Credit default swap spreads on five-year protection on Tyco International widened by 5-10 basis points last week to 125bps on Tuesday after Tyco announced it had agreed to acquire CIT Group Inc., a financial-services concern based in New York, for USD9.2 billion. The equity markets reacted negatively to the news, pushing the company's share price down 8%, while the credit markets sent the price of protection up to match its five-month high. A credit default swaps trader in New York said that many analysts were not sure how well Tyco, a manufacturing and service company based in Exeter, N.H., would be able to manage a company that has a completely different profile. "There's a certain degree of market skepticism about their ability to integrate the acquisition," he said. He added that the price of protection on Tyco should return to the 105-110bps range in the next week, however, as the rest of the market calms down from last week's turmoil.

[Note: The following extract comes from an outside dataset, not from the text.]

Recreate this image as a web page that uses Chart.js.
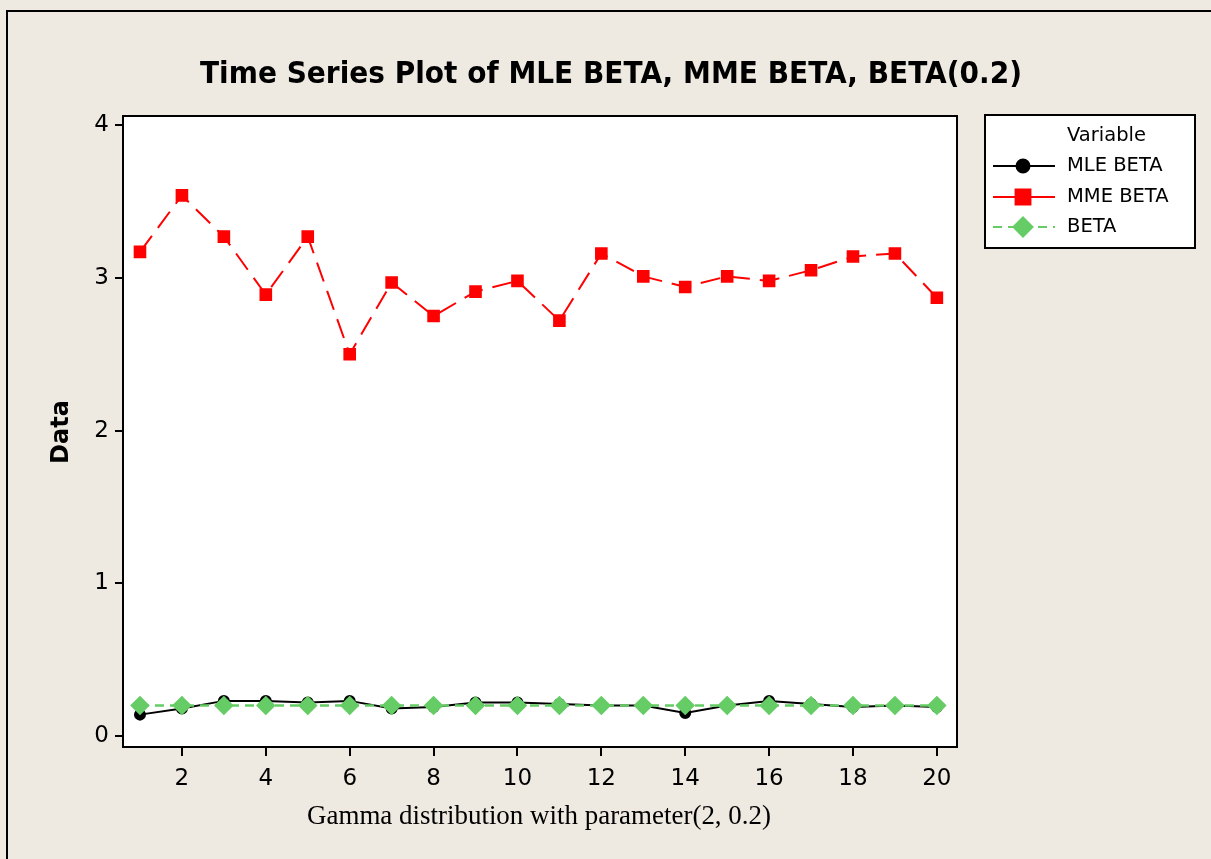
<!DOCTYPE html>
<html>
<head>
<meta charset="utf-8">
<script src="https://cdn.jsdelivr.net/npm/chart.js@4/dist/chart.umd.min.js"></script>
<style>
  html, body { margin: 0; padding: 0; background: #eeeae1; }
  #wrap { width: 1211px; height: 859px; position: relative; }
</style>
</head>
<body>
<div id="wrap"><canvas id="tsChart" width="1211" height="859"></canvas></div>
<script>
// values
const indexes = [1, 2, 3, 4, 5, 6, 7, 8, 9, 10, 11, 12, 13, 14, 15, 16, 17, 18, 19, 20];
const mleBeta = [0.14, 0.18, 0.23, 0.23, 0.22, 0.23, 0.18, 0.19, 0.22, 0.22, 0.21, 0.20, 0.20, 0.15, 0.20, 0.23, 0.21, 0.19, 0.20, 0.19];
const mmeBeta = [3.17, 3.54, 3.27, 2.89, 3.27, 2.50, 2.97, 2.75, 2.91, 2.98, 2.72, 3.16, 3.01, 2.94, 3.01, 2.98, 3.05, 3.14, 3.16, 2.87];
const trueBeta = [0.2, 0.2, 0.2, 0.2, 0.2, 0.2, 0.2, 0.2, 0.2, 0.2, 0.2, 0.2, 0.2, 0.2, 0.2, 0.2, 0.2, 0.2, 0.2, 0.2];
const xTicks = [2, 4, 6, 8, 10, 12, 14, 16, 18, 20];
const yTicks = [0, 1, 2, 3, 4];

const chartTitle = 'Time Series Plot of MLE BETA, MME BETA, BETA(0.2)';
const xTitle = 'Gamma distribution with parameter(2, 0.2)';
const yTitle = 'Data';
const legendTitle = 'Variable';
const legendNames = ['MLE BETA', 'MME BETA', 'BETA'];

const toPoints = arr => arr.map((v, i) => ({ x: indexes[i], y: v }));

// draws page background, frame, plot border, titles and the legend box
const decorations = {
    id: 'decorations',
    beforeDraw(chart) {
        const ctx = chart.ctx;
        const a = chart.chartArea;
        ctx.save();
        ctx.fillStyle = '#eeeae1';
        ctx.fillRect(0, 0, chart.width, chart.height);
        ctx.strokeStyle = '#000';
        ctx.lineWidth = 2;
        ctx.strokeRect(7, 11, chart.width + 20, chart.height + 20);
        ctx.fillStyle = '#ffffff';
        ctx.fillRect(a.left, a.top, a.right - a.left, a.bottom - a.top);
        ctx.restore();
    },
    afterDraw(chart) {
        const ctx = chart.ctx;
        const a = chart.chartArea;
        ctx.save();
        ctx.strokeStyle = '#000';
        ctx.lineWidth = 2;
        ctx.strokeRect(a.left, a.top, a.right - a.left, a.bottom - a.top);

        // main title, squeezed to reference width
        ctx.fillStyle = '#000';
        ctx.textAlign = 'center';
        ctx.textBaseline = 'middle';
        ctx.font = 'bold 30px "DejaVu Sans"';
        let w = ctx.measureText(chartTitle).width;
        ctx.save();
        ctx.translate(611, 75);
        ctx.scale(Math.min(1, 822 / w), 1);
        ctx.fillText(chartTitle, 0, 0);
        ctx.restore();

        // x title (serif)
        ctx.font = '27px "Liberation Serif"';
        w = ctx.measureText(xTitle).width;
        ctx.save();
        ctx.translate(539, 817);
        ctx.scale(Math.min(1, 464 / w), 1);
        ctx.fillText(xTitle, 0, 0);
        ctx.restore();

        // y title
        ctx.font = 'bold 24px "DejaVu Sans"';
        ctx.save();
        ctx.translate(62, 432);
        ctx.rotate(-Math.PI / 2);
        ctx.fillText(yTitle, 0, 0);
        ctx.restore();

        // legend box
        const lx = 985, ly = 115, lw = 210, lh = 133;
        ctx.fillStyle = '#fff';
        ctx.fillRect(lx, ly, lw, lh);
        ctx.strokeRect(lx, ly, lw, lh);
        ctx.fillStyle = '#000';
        ctx.textAlign = 'left';
        ctx.font = '19.5px "DejaVu Sans"';
        ctx.fillText(legendTitle, 1067, 136);
        const rowY = [166, 197, 227];
        chart.data.datasets.forEach((ds, i) => {
            const y = rowY[i];
            ctx.save();
            ctx.strokeStyle = ds.borderColor;
            ctx.lineWidth = 2;
            ctx.setLineDash(ds.legendDash || []);
            ctx.beginPath();
            ctx.moveTo(993, y);
            ctx.lineTo(1055, y);
            ctx.stroke();
            ctx.restore();
            ctx.save();
            ctx.fillStyle = ds.pointBackgroundColor;
            ctx.strokeStyle = ds.pointBackgroundColor;
            Chart.helpers.drawPoint(ctx, {
                pointStyle: ds.pointStyle,
                rotation: 0,
                borderWidth: 1,
                radius: ds.legendRadius
            }, 1023, y);
            ctx.restore();
            ctx.fillStyle = '#000';
            ctx.fillText(legendNames[i], 1067, y);
        });
        ctx.restore();
    }
};

const ctx = document.getElementById('tsChart').getContext('2d');
const chart = new Chart(ctx, {
    type: 'line',
    data: {
        datasets: [
            {
                label: legendNames[0],
                data: toPoints(mleBeta),
                borderColor: '#000000',
                borderWidth: 2,
                pointStyle: 'circle',
                pointRadius: 5,
                pointBackgroundColor: '#000000',
                pointBorderColor: '#000000',
                legendRadius: 6.5,
                order: 3
            },
            {
                label: legendNames[1],
                data: toPoints(mmeBeta),
                borderColor: '#ff0000',
                borderWidth: 2,
                borderDash: [20, 10],
                legendDash: [],
                pointStyle: 'rect',
                pointRadius: 7.5,
                pointBackgroundColor: '#ff0000',
                pointBorderColor: '#ff0000',
                legendRadius: 10.5,
                order: 2
            },
            {
                label: legendNames[2],
                data: toPoints(trueBeta),
                borderColor: '#66cc66',
                borderWidth: 2.5,
                borderDash: [9, 6],
                legendDash: [9, 6],
                pointStyle: 'rectRot',
                pointRadius: 8,
                pointBackgroundColor: '#66cc66',
                pointBorderColor: '#66cc66',
                legendRadius: 9.5,
                order: 1
            }
        ]
    },
    options: {
        responsive: false,
        animation: false,
        layout: { padding: { left: 0, top: 116, right: 254, bottom: 0 } },
        elements: { line: { tension: 0 } },
        scales: {
            x: {
                type: 'linear',
                min: 0.595,
                max: 20.48,
                afterBuildTicks: axis => { axis.ticks = xTicks.map(v => ({ value: v })); },
                afterFit: axis => { axis.height = 112; },
                border: { display: false },
                grid: { drawOnChartArea: false, drawTicks: true, tickLength: 9, color: '#000', lineWidth: 2 },
                ticks: { color: '#000', padding: 9, maxRotation: 0, font: { family: 'DejaVu Sans', size: 23 } }
            },
            y: {
                type: 'linear',
                min: -0.072,
                max: 4.06,
                afterBuildTicks: axis => { axis.ticks = yTicks.map(v => ({ value: v })); },
                afterFit: axis => { axis.width = 123; },
                border: { display: false },
                grid: { drawOnChartArea: false, drawTicks: true, tickLength: 8, color: '#000', lineWidth: 2 },
                ticks: { color: '#000', padding: 6, font: { family: 'DejaVu Sans', size: 23 } }
            }
        },
        plugins: {
            legend: { display: false },
            title: { display: false },
            tooltip: { enabled: false }
        }
    },
    plugins: [decorations]
});
</script>
</body>
</html>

Nick Hungerford, managing director, equity and credit derivatives at Bank of Nova Scotia in Toronto, noted that the name traded slightly above 125bps on Tuesday, then narrowed to 125bps as the market digested the news of the acquisition. "As the day progressed, people began to think that [Tyco's acquiring CIT] wasn't such a bad deal after all," said Hungerford. He also said that one of the reasons for the eventual narrowing of the spread is that by acquiring CIT, Tyco will now be able to provide financing for clients' purchases, because CIT has experience in the loan markets. In addition, Tyco paid for the majority of its acquisition in stock, rather than cash, and the price for CIT was seen as reasonable.
In mid-January and early February, protection on Tyco traded in the region of 95bps. The credit default swaps trader in New York said that decline was a reaction to the Federal Reserve Board easing interest rates.